The ruling in Mendez v. Westminster School District was significant, according to Arias, because it was the first decision by a federal court finding that segregation of Mexican-American students was a violation of the 14th Amendment to the U.S. Constitution. The ruling, however, only applied to several districts in California.
Less than a decade later, in 1954, the U.S. Supreme Court decided Brown v. Board of Education of Topeka. But for years, the ruling was applied only to black students. It wasn’t until 1973 that Latinos were recognized in a school desegregation case as a distinct legal class that had experienced discrimination and had the same rights as African-American students to attend desegregated schools. That happened in Keyes v. School District No. 1, involving the Denver public schools.

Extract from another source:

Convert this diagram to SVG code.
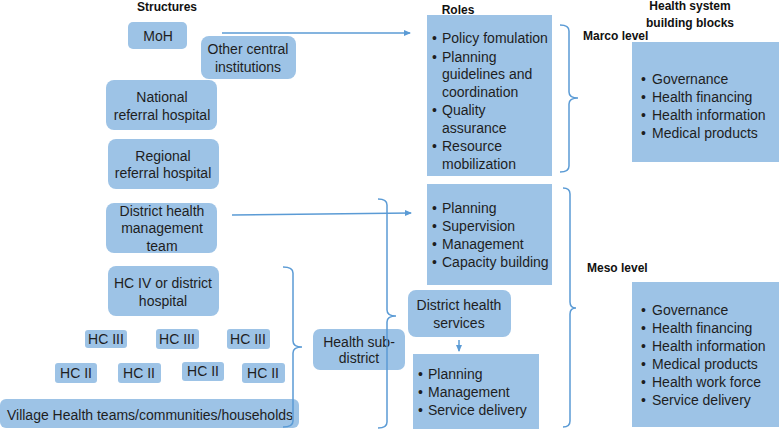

As national demographics have changed, Arias says, more school systems are looking for ways to correct past educational discrimination against Latinos. She cites the work by the Chicago school system to strengthen support for Latinos in revising its 1981 desegregation plan, for which she served as a consultant.
Patricia Gándara, a professor of education at the University of California, Davis, argues that the Brown decision also laid the groundwork for the 1974 ruling by the Supreme Court in Lau v. Nichols, which has benefited millions of Latinos.
That ruling required schools, for the first time, to provide extra assistance for students who were learning English so that they could understand the curriculum. The plaintiffs were Chinese-speaking, but the ruling also applied to other language-minority students in the nation.